[Code that draws figures]

--- begin ---

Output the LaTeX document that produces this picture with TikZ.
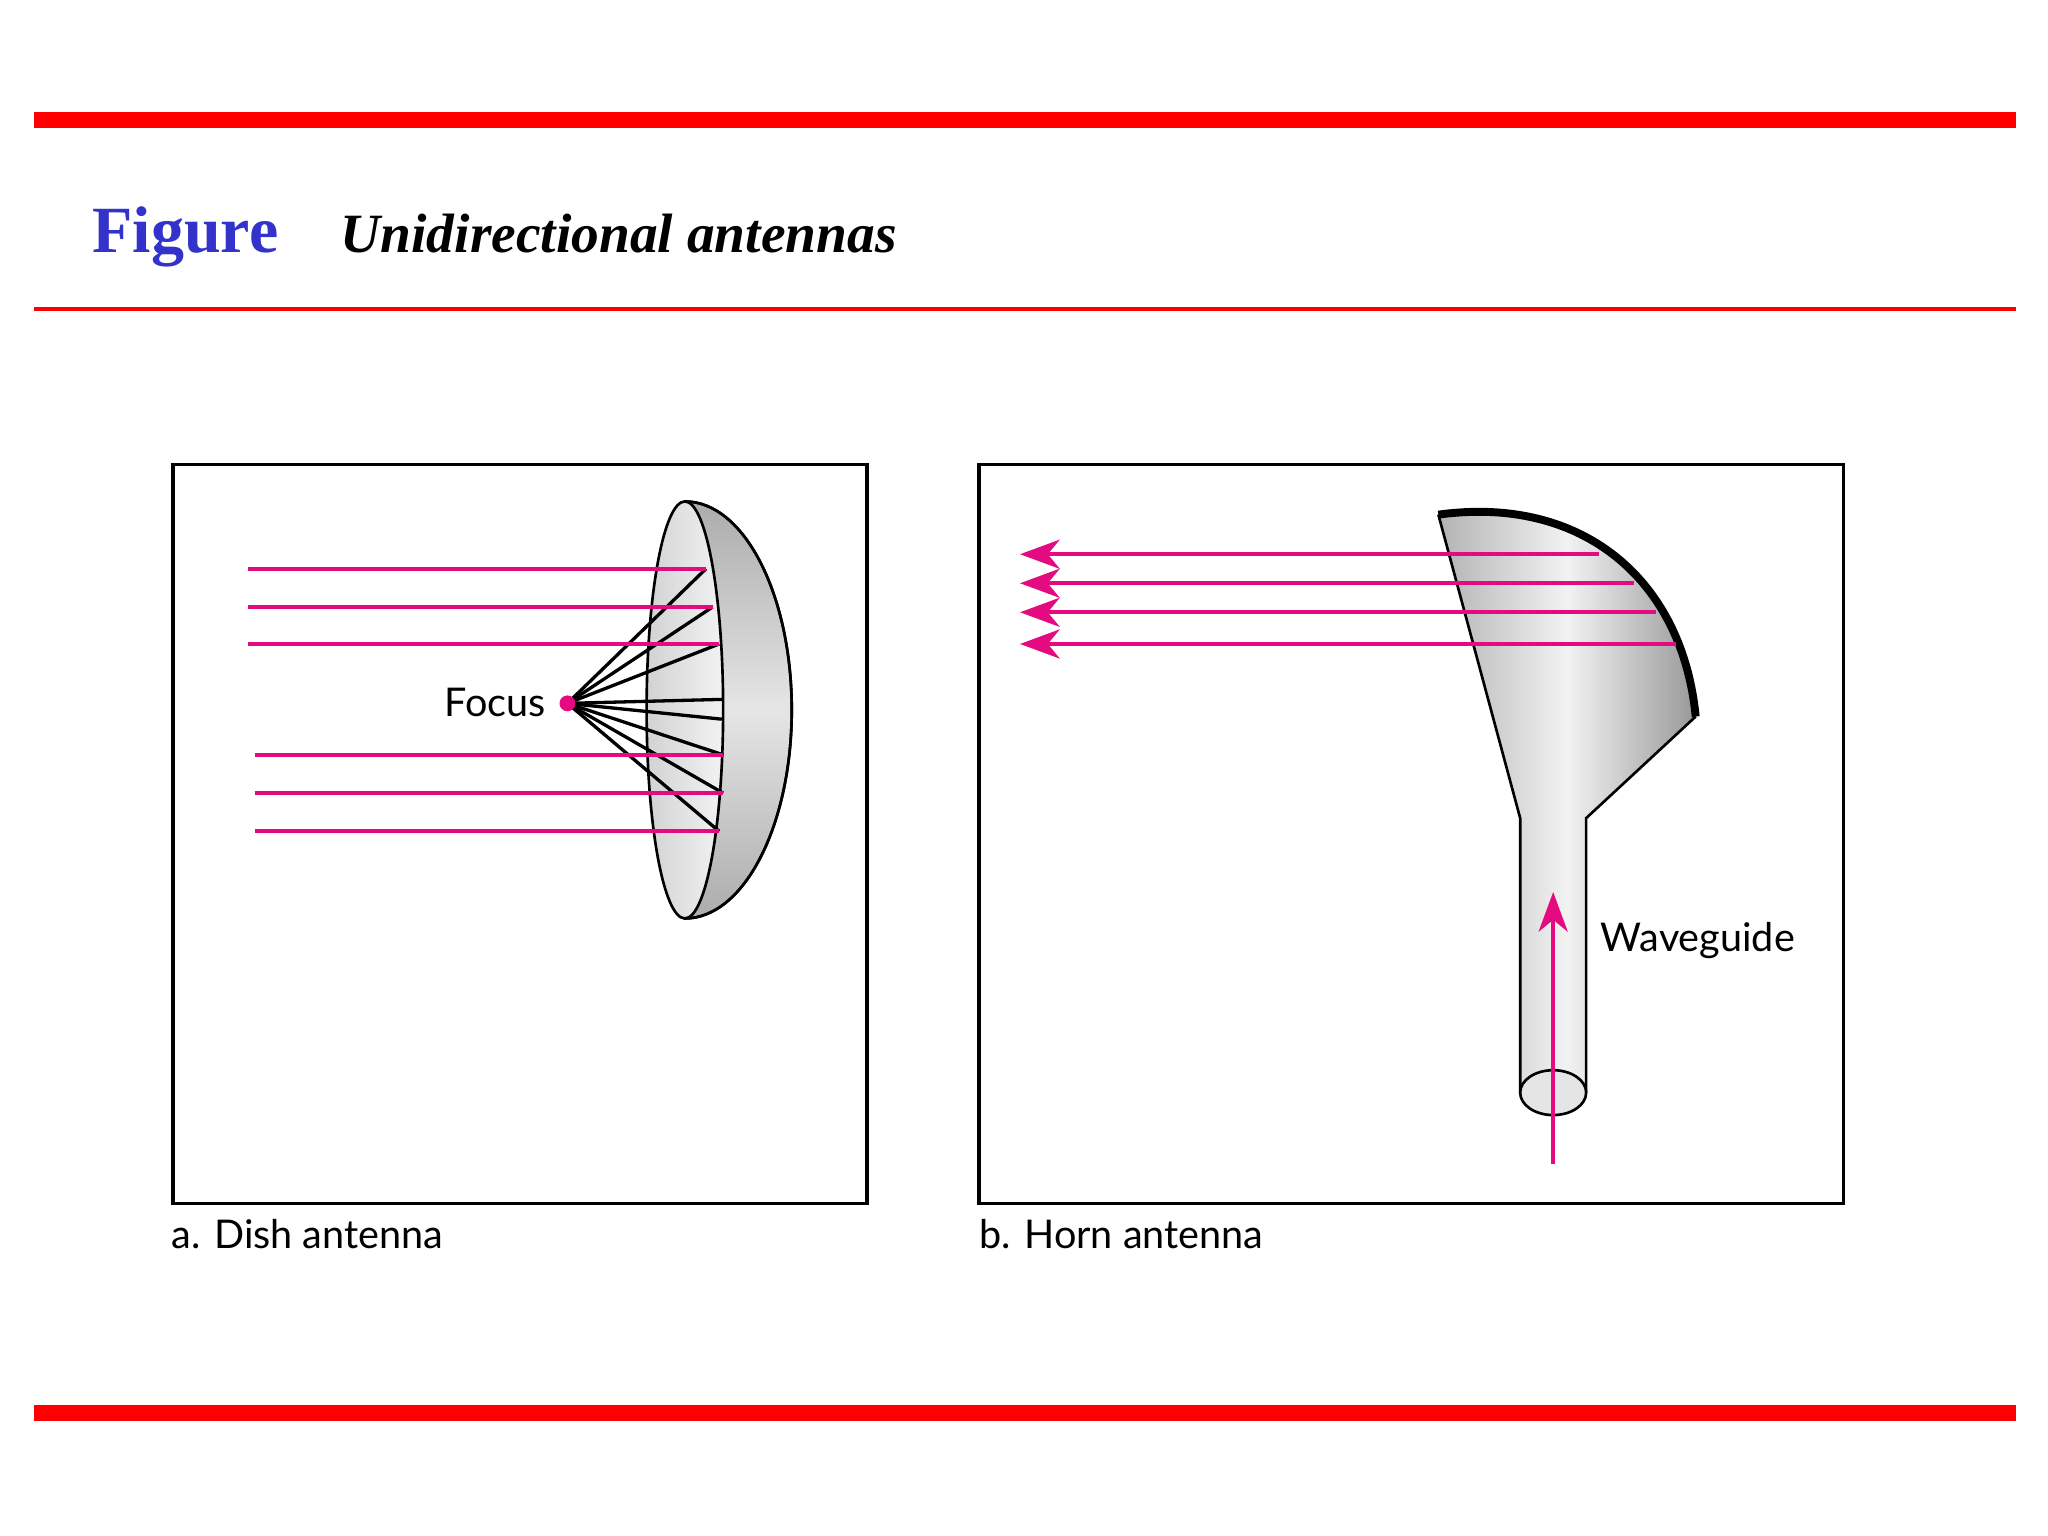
\documentclass[tikz,border=0pt]{standalone}
\usepackage{fontspec}
\setmainfont{Liberation Serif}
\newfontfamily\lab{Lato}
\usetikzlibrary{arrows.meta}
\definecolor{mag}{RGB}{228,10,128}
\definecolor{figblue}{RGB}{51,51,204}
\begin{document}
\begin{tikzpicture}[x=1pt,y=-1pt,
  ray/.style={draw=mag,line width=3pt},
  blk/.style={draw=black,line width=2pt},
  labtxt/.style={font=\lab\fontsize{30}{32}\selectfont,inner sep=0pt},
  larr/.style={ray,-{Stealth[length=30pt,width=22pt,inset=9pt]}}]
\useasboundingbox (0,0) rectangle (1552,1164);
\fill[white] (0,0) rectangle (1552,1164);
% bars
\fill[red] (26,85) rectangle (1528,97);
\fill[red] (26,233) rectangle (1528,236);
\fill[red] (26,1065) rectangle (1528,1077);
\node[anchor=base west,inner sep=0pt,text=figblue,font=\bfseries\fontsize{50}{52}\selectfont] (fig) at (70,191) {Figure};
\node[anchor=base west,inner sep=0pt,font=\bfseries\itshape\fontsize{42}{44}\selectfont] (ttl) at (258,191) {Unidirectional antennas};
% frames
\draw[line width=2.5pt] (131,352) rectangle (657,912);
\draw[line width=2.5pt] (742,352) rectangle (1397,912);
\node[labtxt,anchor=west] (la) at (130,935) {a. Dish antenna};
\node[labtxt,anchor=west] (lb) at (742,935) {b. Horn antenna};
% dish
\shade[blk,top color=gray!65,bottom color=gray!65,middle color=gray!20]
  (519,380) .. controls (564,380) and (600,451) .. (600,538) .. controls (600,625) and (564,696) .. (519,696) -- cycle;
\draw[blk] (519,380) .. controls (564,380) and (600,451) .. (600,538) .. controls (600,625) and (564,696) .. (519,696);
\shade[left color=gray!35,right color=gray!10] (519,538) ellipse[x radius=29,y radius=158];
\draw[blk] (519,538) ellipse[x radius=29,y radius=158];
\coordinate (F) at (430,533);
\foreach \x/\y in {535/431,540/460,545/488,547/530,547/545,548/572,548/601,545/630}{
  \draw[black,line width=2.5pt] (F) -- (\x,\y);}
\foreach \xa/\x/\y in {188/535/431,188/540/460,188/545/488,193/548/572,193/548/601,193/545/630}{
  \draw[ray] (\xa,\y) -- (\x,\y);}
\fill[mag] (F) circle (6);
\node[labtxt,anchor=east] (fl) at (414,532) {Focus};
% horn
\shade[left color=gray!60,right color=gray!80,middle color=gray!10]
  (1090,390) .. controls (1200,375) and (1275,440) .. (1285,543) -- (1202,620) -- (1202,828) -- (1152,828) -- (1152,620) -- cycle;
\draw[line width=2pt] (1285,543) -- (1202,620) -- (1202,828);
\draw[line width=2pt] (1090,390) -- (1152,620) -- (1152,828);
\draw[line width=2pt,fill=gray!20] (1177,828) ellipse[x radius=25,y radius=17];
\draw[line width=6pt] (1090,390) .. controls (1200,375) and (1275,440) .. (1285,543);
\foreach \x/\y in {1212/420,1238/442,1255/464,1270/488}{
  \draw[larr] (\x,\y) -- (773,\y);}
\draw[larr] (1177,882) -- (1177,676);
\node[labtxt,anchor=west] (wg) at (1213,713) {Waveguide};
\end{tikzpicture}
\end{document}
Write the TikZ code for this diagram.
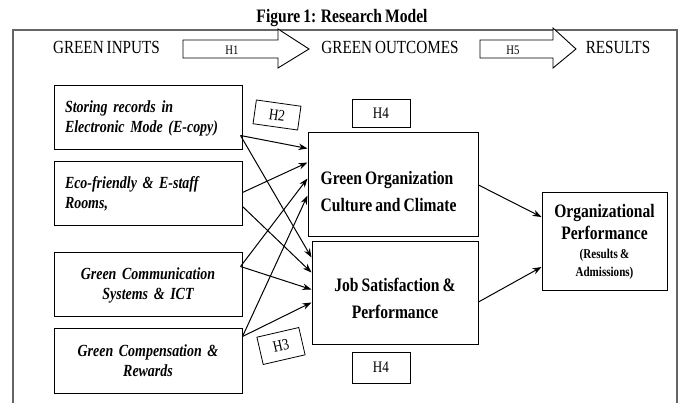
\documentclass[tikz,border=0pt]{standalone}
\usepackage{fontspec}
\setmainfont{Liberation Serif}[FakeStretch=0.82,WordSpace=0.8]
\usetikzlibrary{calc,arrows.meta}
\newcommand\fsz[2]{\fontsize{#1}{#2}\selectfont}
\begin{document}
\begin{tikzpicture}[x=1pt,y=1pt,
  frameline/.style={draw=black!60, line width=1.3pt},
  bigarrow/.style={draw, line width=0.9pt, fill=white, line join=miter},
  hdr/.style={anchor=base, font=\fsz{18.5}{22}},
  inbox/.style={draw, line width=1pt, minimum height=64pt, inner xsep=11pt, text width=166pt, font=\bfseries\itshape\fsz{17}{20}},
  midbox/.style={draw, line width=1pt},
  midtext/.style={inner sep=0pt, font=\bfseries\fsz{19}{27}},
  hbox/.style={draw, line width=0.8pt, inner sep=0pt, font=\fsz{16}{18}},
  link/.style={-{Stealth[length=9pt,width=6.5pt]}, line width=1pt}
]
\useasboundingbox (0,0) rectangle (683,-403);
\node[anchor=base, font=\bfseries\fsz{19}{22}] (title) at (342,-23) {Figure 1: Research Model};
\draw[frameline] (13,-403) -- (13,-30) -- (677,-30) -- (677,-403);

\node[hdr] (gin) at (106.5,-54) {GREEN INPUTS};
\node[hdr] (gout) at (390,-54) {GREEN OUTCOMES};
\node[hdr] (res) at (618,-54) {RESULTS};

\draw[bigarrow] (183,-40) -- (278,-40) -- (278,-29) -- (309,-49) -- (278,-68) -- (278,-58) -- (183,-58) -- cycle;
\node[font=\fsz{13}{15}] (h1) at (232,-50) {H1};
\draw[bigarrow] (480,-40) -- (553,-40) -- (553,-28) -- (576,-49) -- (553,-68) -- (553,-58) -- (480,-58) -- cycle;
\node[font=\fsz{13}{15}] (h5) at (513,-50) {H5};

\node[inbox, align=left] (b1) at (148,-118) {Storing records in\\Electronic Mode (E-copy)\\[3pt]};
\node[inbox, align=left] (b2) at (148,-194) {Eco-friendly \& E-staff\\Rooms,\\[2pt]};
\node[inbox, align=center] (b3) at (148,-285) {Green Communication\\Systems \& ICT};
\node[inbox, align=center] (b4) at (148,-361) {Green Compensation \&\\Rewards\\[3pt]};

\node[midbox, minimum width=170pt, minimum height=104pt] (goc) at (393,-185) {};
\node[midtext, anchor=west, align=left] (goct) at ($(goc.west)+(13,-7)$) {Green Organization\\Culture and Climate};
\node[midbox, minimum width=166pt, minimum height=103pt] (jsp) at (395,-293.5) {};
\node[midtext, align=center] (jspt) at ($(jsp.center)+(0,-5)$) {Job Satisfaction \&\\Performance};

\node[draw, line width=1pt, minimum width=125pt, minimum height=98pt, align=center, font=\bfseries\fsz{19}{22}] (op) at (604.5,-242)
  {Organizational\\Performance\\[-3pt]{\fsz{13.5}{18}(Results \&}\\[-4pt]{\fsz{13.5}{18}Admissions)}};

\node[hbox, minimum width=58pt, minimum height=28pt] (h4a) at (381,-113) {H4};
\node[hbox, minimum width=58pt, minimum height=31pt] (h4b) at (381,-367.5) {H4};
\node[hbox, minimum width=45pt, minimum height=24pt, rotate=-8] (h2) at (277,-115) {H2};
\node[hbox, minimum width=43pt, minimum height=28pt, rotate=13] (h3) at (281,-346) {H3};

\draw[link] ($(b1.north east)+(-2,-50)$) -- ($(goc.north west)+(0,-16)$);
\draw[link] ($(b1.north east)+(-2,-50)$) -- ($(jsp.north west)+(0,-16)$);
\draw[link] ($(b2.north east)+(0,-31)$) -- ($(goc.north west)+(0,-30)$);
\draw[link] ($(b2.north east)+(0,-45)$) -- ($(jsp.north west)+(0,-31)$);
\draw[link] ($(b3.north east)+(-2,-14)$) -- ($(goc.north west)+(0,-46)$);
\draw[link] ($(b3.north east)+(-2,-14)$) -- ($(jsp.north west)+(0,-48)$);
\draw[link] ($(b4.north east)+(0,-8)$) -- ($(goc.north west)+(0,-63)$);
\draw[link] ($(b4.north east)+(0,-8)$) -- ($(jsp.north west)+(0,-61)$);

\draw[link] (goc.east) -- ($(op.west)+(0,25)$);
\draw[link] ($(jsp.east)+(0,-8.5)$) -- ($(op.west)+(0,-25)$);
\end{tikzpicture}
\end{document}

--- end ---

Keep the pictures out, and extract only the lines that begin at the one containing "Write the TikZ code for this diagram." and end at the one containing "align=center] (b4) at", inclusive.

Write the TikZ code for this diagram.
\documentclass[tikz,border=0pt]{standalone}
\usepackage{fontspec}
\setmainfont{Liberation Serif}[FakeStretch=0.82,WordSpace=0.8]
\usetikzlibrary{calc,arrows.meta}
\newcommand\fsz[2]{\fontsize{#1}{#2}\selectfont}
\begin{document}
\begin{tikzpicture}[x=1pt,y=1pt,
  frameline/.style={draw=black!60, line width=1.3pt},
  bigarrow/.style={draw, line width=0.9pt, fill=white, line join=miter},
  hdr/.style={anchor=base, font=\fsz{18.5}{22}},
  inbox/.style={draw, line width=1pt, minimum height=64pt, inner xsep=11pt, text width=166pt, font=\bfseries\itshape\fsz{17}{20}},
  midbox/.style={draw, line width=1pt},
  midtext/.style={inner sep=0pt, font=\bfseries\fsz{19}{27}},
  hbox/.style={draw, line width=0.8pt, inner sep=0pt, font=\fsz{16}{18}},
  link/.style={-{Stealth[length=9pt,width=6.5pt]}, line width=1pt}
]
\useasboundingbox (0,0) rectangle (683,-403);
\node[anchor=base, font=\bfseries\fsz{19}{22}] (title) at (342,-23) {Figure 1: Research Model};
\draw[frameline] (13,-403) -- (13,-30) -- (677,-30) -- (677,-403);

\node[hdr] (gin) at (106.5,-54) {GREEN INPUTS};
\node[hdr] (gout) at (390,-54) {GREEN OUTCOMES};
\node[hdr] (res) at (618,-54) {RESULTS};

\draw[bigarrow] (183,-40) -- (278,-40) -- (278,-29) -- (309,-49) -- (278,-68) -- (278,-58) -- (183,-58) -- cycle;
\node[font=\fsz{13}{15}] (h1) at (232,-50) {H1};
\draw[bigarrow] (480,-40) -- (553,-40) -- (553,-28) -- (576,-49) -- (553,-68) -- (553,-58) -- (480,-58) -- cycle;
\node[font=\fsz{13}{15}] (h5) at (513,-50) {H5};

\node[inbox, align=left] (b1) at (148,-118) {Storing records in\\Electronic Mode (E-copy)\\[3pt]};
\node[inbox, align=left] (b2) at (148,-194) {Eco-friendly \& E-staff\\Rooms,\\[2pt]};
\node[inbox, align=center] (b3) at (148,-285) {Green Communication\\Systems \& ICT};
\node[inbox, align=center] (b4) at (148,-361) {Green Compensation \&\\Rewards\\[3pt]};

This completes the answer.